Остывшие следы : Записки литератора (Горбовский) - страница 35

Но вернемся в лабиринт. В сравнении с неизведанной, потусторонней пустотой в лабиринте нам уютнее, удобнее, к тому же за годы блужданий по его извивам в нас развились всевозможные эмоции, пристрастия, навыки, и мы уже как бы патриоты своего лабиринта.

Ярче и трогательней прочего высвечивается из пройденной тьмы та именно часть лабиринта, что преодолевалась в детстве. Так и должно быть: первые впечатления не только самые неизгладимые, но и самые преодолимые — легче отринуть, забыть чинимое рядом непотребство, проще отвернуться от неприглядной картины, а значит, первые — они же и самые ласковые, милостивые впечатления, то есть — созидательные, в отличие от разрушительных впечатлений более зрелого возраста, когда нам открываются реалии беспощадных свойств: охлаждение в любви, предательство, утрата иллюзий, обретение недуга, развенчание кумира, привыкание к чудесам, осознание ухода из «бренной юдоли», утрата веры в бессмертие, предчувствие бездны. Блаженны те, у кого этот процесс проистекает как бы в обратном порядке: от ощущения ужаса — к душевозвышающему покою, от распада — к синтезу.

О восхитительные сюрпризы лабиринта! А также его кошмары, наблюдая которые не единожды хотелось проснуться от яви, когда неокрепшее сознание отказывалось верить происходящему. Ариаднина нить нескончаемых видений… Вот одно из самых ранних, ласковое: зимнее, просторное, бело-голубое солнечное утро возле огромного, лохматого от инея Исаакиевского собора. Отец в необъятной медвежьей (почему-то именно медвежьей) шубе держит меня за руку. Мы выходим к собору от Конногвардейского бульвара, где задержались возле гаража (здание бывшего Манежа, ныне — выставочный павильон). Машины выезжали из гаража блестящие, ухоженные и все черные. Гараж принадлежал органам ГПУ. Машин до войны в городе было не так уж и много. Я любовался ими столь же искренне, как животными в зоопарке.

Камни Исаакиевского собора, покрытые пушистым инеем, почему-то ярче прочего легли на мое тогдашнее воображение. Собор в шубе. Шуба отца и шуба собора. Прямая связь. Впоследствии в быту и в стихах (своих и посторонних) я еще долго, и чаще невольно, буду прослеживать эту связь человеческого с неодухотворенным, природным, черпая в пантеистических иллюзиях не только умиление, но и определенные надежды.
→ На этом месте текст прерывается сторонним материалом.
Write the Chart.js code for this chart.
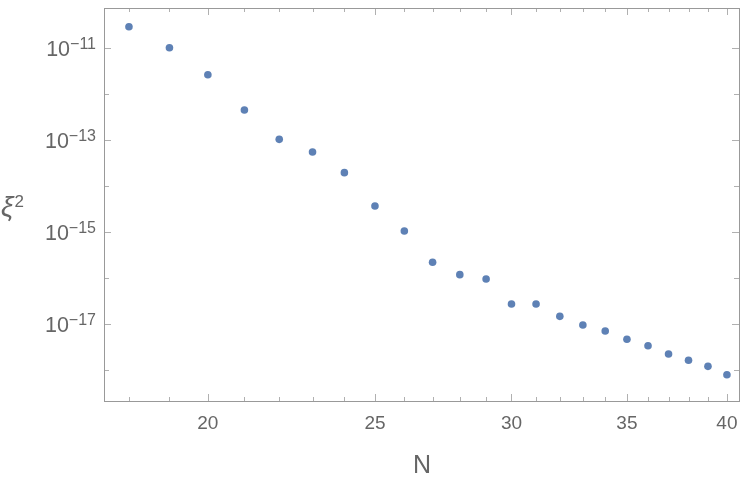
<!DOCTYPE html>
<html>
<head>
<meta charset="utf-8">
<script src="https://cdn.jsdelivr.net/npm/chart.js@4/dist/chart.umd.min.js"></script>
<style>
  html, body { margin: 0; padding: 0; background: #fff; }
  #wrap { width: 750px; height: 484px; }
</style>
</head>
<body>
<div id="wrap"><canvas id="xiChart" width="750" height="484"></canvas></div>
<script>
  // Data (log-log plot of xi^2 against N)
  const nValues = [18, 19, 20, 21, 22, 23, 24, 25, 26, 27, 28, 29, 30, 31, 32, 33, 34, 35, 36, 37, 38, 39, 40];
  const xi2Values = [
    2.95e-11, 1.03e-11, 2.67e-12, 4.56e-13, 1.05e-13, 5.57e-14, 1.98e-14, 3.73e-15,
    1.07e-15, 2.23e-16, 1.20e-16, 9.66e-17, 2.76e-17, 2.76e-17, 1.49e-17, 9.66e-18,
    7.15e-18, 4.72e-18, 3.43e-18, 2.26e-18, 1.65e-18, 1.22e-18, 8.0e-19
  ];

  // Axis ticks
  const xTickValues = [18, 19, 20, 21, 22, 23, 24, 25, 26, 27, 28, 29, 30, 31, 32, 33, 34, 35, 36, 37, 38, 39, 40];
  const xTickLabels = [20, 25, 30, 35, 40];
  const yTickExponents = [-18, -17, -16, -15, -14, -13, -12, -11];
  const yLabelExponents = [-17, -15, -13, -11];

  const pointColor = '#5e81b5';
  const frameColor = '#999999';
  const tickColor = '#b0b0b0';
  const textColor = '#666666';
  const sans = '"Liberation Sans", Arial, sans-serif';

  const points = nValues.map((n, i) => ({ x: n, y: xi2Values[i] }));

  // Frame, inward ticks, y labels with superscripts and axis titles
  const framePlugin = {
    id: 'frame',
    afterDraw(chart) {
      const { ctx, chartArea: a } = chart;
      const xs = chart.scales.x;
      const ys = chart.scales.y;
      ctx.save();

      ctx.strokeStyle = tickColor;
      ctx.lineWidth = 1;
      xs.ticks.forEach((t) => {
        const px = Math.round(xs.getPixelForValue(t.value)) + 0.5;
        const len = xTickLabels.includes(t.value) ? 7 : 4;
        ctx.beginPath();
        ctx.moveTo(px, a.bottom); ctx.lineTo(px, a.bottom - len);
        ctx.moveTo(px, a.top); ctx.lineTo(px, a.top + len);
        ctx.stroke();
      });
      ys.ticks.forEach((t) => {
        const py = Math.round(ys.getPixelForValue(t.value)) + 0.5;
        const len = yLabelExponents.includes(Math.round(Math.log10(t.value))) ? 7 : 5;
        ctx.beginPath();
        ctx.moveTo(a.left, py); ctx.lineTo(a.left + len, py);
        ctx.moveTo(a.right, py); ctx.lineTo(a.right - len, py);
        ctx.stroke();
      });

      ctx.strokeStyle = frameColor;
      ctx.strokeRect(Math.round(a.left) + 0.5, Math.round(a.top) + 0.5,
        Math.round(a.right - a.left), Math.round(a.bottom - a.top));

      // y tick labels: 10^e
      ctx.fillStyle = textColor;
      ctx.textBaseline = 'alphabetic';
      ctx.textAlign = 'left';
      yLabelExponents.forEach((e) => {
        const py = ys.getPixelForValue(Math.pow(10, e));
        const sup = '\u2212' + Math.abs(e);
        ctx.font = '16px ' + sans;
        const supW = ctx.measureText(sup).width;
        ctx.font = '21.5px ' + sans;
        const baseW = ctx.measureText('10').width;
        const right = a.left - 8;
        ctx.fillText('10', right - supW - baseW, py + 8);
        ctx.font = '16px ' + sans;
        ctx.fillText(sup, right - supW, py + 1);
      });

      // axis titles
      ctx.textAlign = 'center';
      ctx.font = '25px ' + sans;
      ctx.fillText('N', (a.left + a.right) / 2 + 0.5, 473);
      ctx.textAlign = 'left';
      ctx.font = 'italic 28px ' + sans;
      ctx.fillText('\u03be', 1, 216);
      const xiW = ctx.measureText('\u03be').width;
      ctx.font = '17px ' + sans;
      ctx.fillText('2', 1 + xiW + 1, 207);

      ctx.restore();
    },
  };

  new Chart(document.getElementById('xiChart'), {
    type: 'scatter',
    data: {
      datasets: [{
        data: points,
        backgroundColor: pointColor,
        borderWidth: 0,
        pointRadius: 3.8,
        pointHoverRadius: 3.8,
      }],
    },
    options: {
      responsive: false,
      animation: false,
      devicePixelRatio: 1,
      layout: { padding: { top: 8, right: 11, left: 0, bottom: 0 } },
      plugins: { legend: { display: false }, tooltip: { enabled: false } },
      scales: {
        x: {
          type: 'logarithmic',
          min: 17.41,
          max: 40.65,
          afterBuildTicks: (scale) => {
            scale.ticks = xTickValues.map((v) => ({ value: v }));
          },
          afterFit: (scale) => { scale.height = 83; },
          grid: { display: false, drawTicks: false },
          border: { display: false },
          ticks: {
            autoSkip: false,
            maxRotation: 0,
            padding: 11,
            color: textColor,
            font: { family: sans, size: 19 },
            callback: (v) => (xTickLabels.includes(v) ? String(v) : ''),
          },
        },
        y: {
          type: 'logarithmic',
          min: Math.pow(10, -18.667),
          max: Math.pow(10, -10.124),
          afterBuildTicks: (scale) => {
            scale.ticks = yTickExponents.map((e) => ({ value: Math.pow(10, e) }));
          },
          afterFit: (scale) => { scale.width = 104; },
          grid: { display: false, drawTicks: false },
          border: { display: false },
          ticks: { display: false },
        },
      },
    },
    plugins: [framePlugin],
  });
</script>
</body>
</html>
Кстати, по рассказам отца, именно эта неразговорчивая и немыслящая шуба на первых порах помогла ему выжить в холодном трюме ладожской баржи и там, под Пудожем, за Онегой на лесоповале, и вообще оставила в его судьбе след, гораздо более отчетливый и милосердный, нежели некоторые из впечатлений, навязанные памяти созданиями «одушевленного ряда».